Non-Smartphone Identity: SMS, USSD, and the Last Mile
The digital identity industry has a smartphone addiction. Wallets are apps. Credentials are stored on phones. Presentations happen via NFC or QR from a touchscreen device.
This architecture serves the 5.5 billion smartphone users. It excludes the 3 billion who don’t have smartphones — and the additional hundreds of millions whose smartphones are too old, too limited, or too intermittently connected to run a wallet application.
If digital identity is going to meet the SDG 16.9 commitment of “legal identity for all,” the architecture must extend beyond smartphones.
Four channels for non-smartphone populations
SMS notifications and confirmations. A citizen without a smartphone can still receive text messages on a basic feature phone. SMS can deliver: appointment notifications (“Your credential is ready for collection”), consent confirmations (“Reply YES to authorize sharing your health credential with Dr. Mensah”), and status updates (“Your professional license has been renewed”).
SMS doesn’t deliver credentials themselves — a credential is too complex for a text message. But it keeps the citizen informed and enables basic consent capture.
USSD menus. Unstructured Supplementary Service Data (USSD) is the protocol behind the menu-based interfaces used for mobile money across Africa and Asia. A citizen dials a short code and navigates a text menu — no data connection required, no app installation, no smartphone.
USSD can support: credential status checks (“Dial *123# to check your health credential status”), consent flows (“Select 1 to authorize sharing your identity with the bank”), and enrollment initiation (“Select 2 to request a new credential”).
USSD sessions are real-time (unlike SMS, which is store-and-forward), work on every mobile phone manufactured in the last 20 years, and don’t require internet connectivity — they run on the GSM signaling channel.
Physical NFC cards. A government-issued NFC card containing a digitally signed credential provides the same cryptographic verification as a smartphone-based credential — in a physical form factor that costs $1–$3 and requires no charging, no updates, and no technical literacy.
The verifier reads the card via NFC (at a Puck or an NFC reader), checks the cryptographic signature, and verifies the credential. Selective disclosure can be configured per card issuance — the card shares only the pre-configured attribute set.
NFC cards don’t support the dynamic consent prompts that smartphones enable (the citizen can’t choose which attributes to share per interaction). But for fixed-scope verifications (age verification, benefit eligibility, health credential check), the trade-off is acceptable — and the inclusivity is essential.
Delegated agents. A community health worker, social worker, or village administrator acts on behalf of a citizen using an organizational device. The agent authenticates, then initiates a credential interaction on the citizen’s behalf. The credential belongs to the citizen; the agent facilitates the interaction.
Designing for the last mile
Non-smartphone channels can’t be afterthoughts bolted onto a smartphone-centric platform. They require architectural support:
Multi-channel credential lifecycle. A credential issued to a physical NFC card must be revocable through the same platform that manages smartphone-based credentials. The revocation mechanism (manifest update, trust data sync) must work for both form factors.

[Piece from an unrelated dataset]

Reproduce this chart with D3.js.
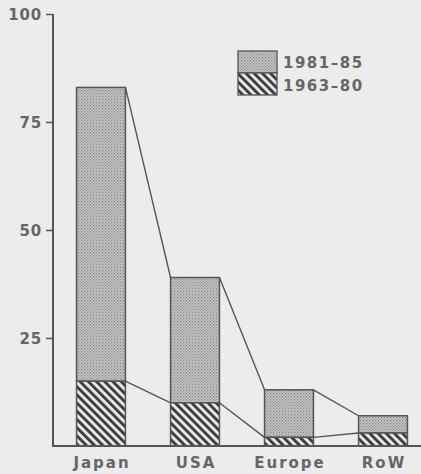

Channel-appropriate consent. Smartphone wallets present rich consent UIs with checkboxes and selective disclosure options. SMS consent is binary (YES/NO). USSD consent is menu-based. NFC card consent is pre-configured at issuance. The platform must support all consent models — not just the smartphone one.
Unified audit trail. Whether the credential was presented from a smartphone, an NFC card, or via a delegated agent — the verification event must appear in the same audit trail with the same metadata: who, when, where, what was verified, what was shared.
The KeyShare Digital ID Platform implements multi-channel support through the Mobile SDKs (smartphone), the Puck (NFC card reader), and the DIDComm Engine (agent-mediated interactions). The Trust Governance Service manages credential policies regardless of the presentation channel.
The inclusion commitment
Digital identity that only works on smartphones is identity for the privileged. The last mile — the populations without smartphones, without reliable connectivity, without technical literacy — is where digital identity has the most transformative impact: enabling access to healthcare, education, financial services, and social protection for people who have never had a formal identity.
The technology to reach them exists. The question is whether the platform architecture prioritizes them.